OPINIóN
Actualizado 25/09/2024 08:28:16
Raúl Izquierdo

La guerra es tan antigua como la propia humanidad. De hecho, no podemos entender la historia sin hacer referencia a múltiples batallas, asedios y luchas, de todos los colores, tiempos y lugares. Aunque nos parezca mentira, disfrutamos ahora en algunos sitios del mundo del mayor período de no guerra, aunque la tensión esté ahí. Pero en otros sitios del planeta, la guerra está presente. Muchos conflictos tienen su origen en afrentas históricas, en la codicia por el dinero, los recursos o los territorios, en la venganza o en la necesidad de estar por encima del otro. Además, las guerras son un buen negocio para los que venden armas o trafican con ellas (muchos países de nuestra Europa civilizada que firman tratados de paz y a la vez venden tanques y aviones para que otros los usen),, pero la mayoría de las consecuencias de una guerra son desastrosas, porque se destruyen hogares y ciudades, se rompen familias y comunidades, se hiere o se mata a muchos seres humanos y sobre todo, se roba a la esperanza a naciones y a personas. La huella de la guerra queda marcada en el corazón de quien la vive durante mucho tiempo. A mis abuelos, que participaron en la guerra civil, siempre les quedó una herida en el recuerdo. Todos pierden en una guerra, aunque unos digan que ganan.

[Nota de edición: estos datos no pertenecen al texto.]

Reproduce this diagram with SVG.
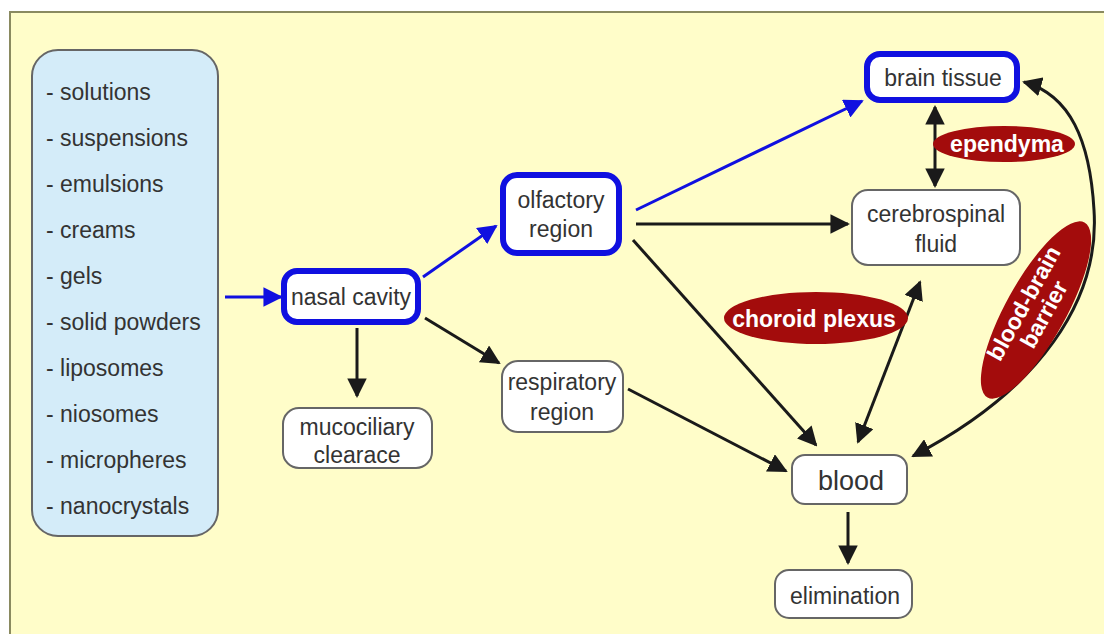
<svg xmlns="http://www.w3.org/2000/svg" width="1104" height="634" viewBox="0 0 1104 634">
<defs>
<marker id="ah" viewBox="0 0 10 10" refX="9" refY="5" markerWidth="6.5" markerHeight="6.5" orient="auto-start-reverse" markerUnits="strokeWidth"><path d="M0,0 L10,5 L0,10 z" fill="#1a1a1a"/></marker>
<marker id="ahb" viewBox="0 0 10 10" refX="9" refY="5" markerWidth="6.5" markerHeight="6.5" orient="auto-start-reverse" markerUnits="strokeWidth"><path d="M0,0 L10,5 L0,10 z" fill="#1010e0"/></marker>
</defs>
<style>
text{font-family:"Liberation Sans",Arial,sans-serif;fill:#333;}
.t{font-size:23px;text-anchor:middle;}
.li{font-size:23px;}
.box{fill:#fff;stroke:#666;stroke-width:2;}
.bbox{fill:#fff;stroke:#1010e0;stroke-width:6;}
.ell{fill:#a30c0c;}
.et{font-size:23px;font-weight:bold;fill:#fff;text-anchor:middle;}
.c{fill:none;stroke:#1a1a1a;stroke-width:3;}
.cb{fill:none;stroke:#1010e0;stroke-width:3;}
</style>
<rect x="0" y="0" width="1104" height="634" fill="#fff"/>
<rect x="10" y="12" width="1100" height="630" fill="#fffdc9" stroke="#8a8a60" stroke-width="2"/>

<g id="forms">
<rect x="32" y="50" width="186" height="486" rx="26" fill="#d4ecf9" stroke="#666" stroke-width="2"/>
<text class="li" x="46" y="100">- solutions</text>
<text class="li" x="46" y="146">- suspensions</text>
<text class="li" x="46" y="192">- emulsions</text>
<text class="li" x="46" y="238">- creams</text>
<text class="li" x="46" y="284">- gels</text>
<text class="li" x="46" y="330">- solid powders</text>
<text class="li" x="46" y="376">- liposomes</text>
<text class="li" x="46" y="422">- niosomes</text>
<text class="li" x="46" y="468">- micropheres</text>
<text class="li" x="46" y="514">- nanocrystals</text>
</g>

<g id="connectors">
<line class="cb" x1="225" y1="297" x2="281" y2="297" marker-end="url(#ahb)"/>
<line class="cb" x1="423" y1="277" x2="496" y2="226" marker-end="url(#ahb)"/>
<line class="cb" x1="636" y1="210" x2="862" y2="101" marker-end="url(#ahb)"/>
<line class="c" x1="636" y1="224" x2="848" y2="224" marker-end="url(#ah)"/>
<line class="c" x1="633" y1="240" x2="816" y2="445" marker-end="url(#ah)"/>
<line class="c" x1="357" y1="328" x2="357" y2="396" marker-end="url(#ah)"/>
<line class="c" x1="425" y1="318" x2="499" y2="363" marker-end="url(#ah)"/>
<line class="c" x1="628" y1="389" x2="786" y2="471" marker-end="url(#ah)"/>
<line class="c" x1="858" y1="442" x2="920" y2="282" marker-start="url(#ah)" marker-end="url(#ah)"/>
<line class="c" x1="935" y1="107" x2="935" y2="186" marker-start="url(#ah)" marker-end="url(#ah)"/>
<path class="c" d="M913,456 C1040,390 1100,300 1094,210 C1090,140 1070,95 1024,82" marker-start="url(#ah)" marker-end="url(#ah)"/>
<line class="c" x1="848" y1="512" x2="848" y2="563" marker-end="url(#ah)"/>
</g>

<g id="nasal">
<rect class="bbox" x="284" y="271" width="134" height="51" rx="13"/>
<text class="t" x="351" y="305">nasal cavity</text>
</g>
<g id="olfactory">
<rect class="bbox" x="503" y="175" width="116" height="78" rx="14"/>
<text class="t" x="561" y="208">olfactory</text>
<text class="t" x="561" y="237">region</text>
</g>
<g id="brain">
<rect class="bbox" x="867" y="54" width="150" height="46" rx="13"/>
<text class="t" x="943" y="86">brain tissue</text>
</g>
<g id="csf">
<rect class="box" x="852" y="190" width="168" height="75" rx="16"/>
<text class="t" x="936" y="222">cerebrospinal</text>
<text class="t" x="936" y="252">fluid</text>
</g>
<g id="respiratory">
<rect class="box" x="502" y="361" width="121" height="71" rx="16"/>
<text class="t" x="562" y="390">respiratory</text>
<text class="t" x="562" y="420">region</text>
</g>
<g id="mucociliary">
<rect class="box" x="283" y="408" width="149" height="60" rx="16"/>
<text class="t" x="357" y="435">mucociliary</text>
<text class="t" x="357" y="463">clearace</text>
</g>
<g id="blood">
<rect class="box" x="792" y="455" width="115" height="49" rx="13"/>
<text class="t" x="851" y="490" style="font-size:27px">blood</text>
</g>
<g id="elimination">
<rect class="box" x="775" y="570" width="137" height="48" rx="14"/>
<text class="t" x="845" y="604">elimination</text>
</g>

<g id="ependyma">
<ellipse class="ell" cx="1004" cy="144" rx="71" ry="18"/>
<text class="et" x="1007" y="152">ependyma</text>
</g>
<g id="choroid">
<ellipse class="ell" cx="816" cy="318" rx="92" ry="26"/>
<text class="et" x="814" y="327">choroid plexus</text>
</g>
<g id="bbb">
<ellipse class="ell" cx="1036" cy="310" rx="100" ry="30" transform="rotate(-61 1036 310)"/>
<g transform="rotate(-61 1036 310)">
<text class="et" x="1036" y="304">blood-brain</text>
<text class="et" x="1036" y="327">barrier</text>
</g>
</g>
</svg>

Al final, la guerra es el fracaso del diálogo y la empatía, de la visión del bien común y de la propia humanidad y es una de las cosas que nos recuerda que somos más animales que racionales. El ser humano, hecho para crear, acaba siendo destructor, capaz de los gestos más generosos, llenos de amor, entrega y servicio, pero también de las acciones más ruines y miserables. La guerra nos aleja de la utopía, y nos convierte en peones de intereses de algunos. A veces la “patria” o la “bandera” han sido usados para el sacrificio de carne en los campos de batalla, sin miramientos. Miles, millones de soldados, de mujeres, de niños. Un horror. Un desastre. Ya es el colmo tener que luchar por la paz con la guerra, ya es el colmo ahogar la tierra con sangre y no empaparla de agua, trabajo y semillas.

Pero no pensemos que la guerra es solo un asunto de algunos países, porque todos hacemos la guerra algunas veces en escala menor. Es verdad que las bombas y las balas pueden matar, pero también las palabras de crítica atroz que salen por nuestra boca, sin misericordia, sólo por desahogo, o por revancha contra alguien. Hay palabras que destruyen y matan también o por lo menos, producen un dolor agudo que hiere la confianza o la autoestima como una daga afilada. Dentro de nuestras familias también puede haber situaciones de guerra, y se combate con las armas del reproche, la indiferencia o las malas críticas. Entonces ya no somos capaces de escucharnos ni de mirarnos a los ojos, y ya no reconocemos en el otro o la otra más que como un enemigo, que por supuesto, tiene que ser exterminado.

Por eso hoy, quiero hacer un alegato por la paz. Por la paz en todo el mundo y por la paz en nuestros entornos. Por los pueblos que sufren la violencia en forma de bombas y metralla, y por las personas que sufren ataques y desprecio. Creamos más en las posibilidades de la paz, pero seamos conscientes que nosotros mismos también podemos crear o alimentar guerras. Casi nos tienen convencidos de que las guerras son inevitables. No seamos autocomplacientes pensando que la guerra es de otros países, y que menos mal que a mí no me ha tocado. Yo cuando veo imágenes en televisión me horrorizo y me entra rabia y tristeza. La guerra nunca puede ser justa, ni santa, ni inevitable.

Loas a los héroes y heroínas que hacen de su vida un canto a la paz, que buscan el diálogo, que escuchan de forma activa, que construyen y proponen. Loas a los y las que se ponen en el lugar del otro, y que expresan lo que sienten sin atacar. Loas a los héroes y heroínas que tratan de vivir la alegría aún en medio de dificultades, que dan su tiempo, que creen en algo más allá de comer, dormir e ir al baño cada día.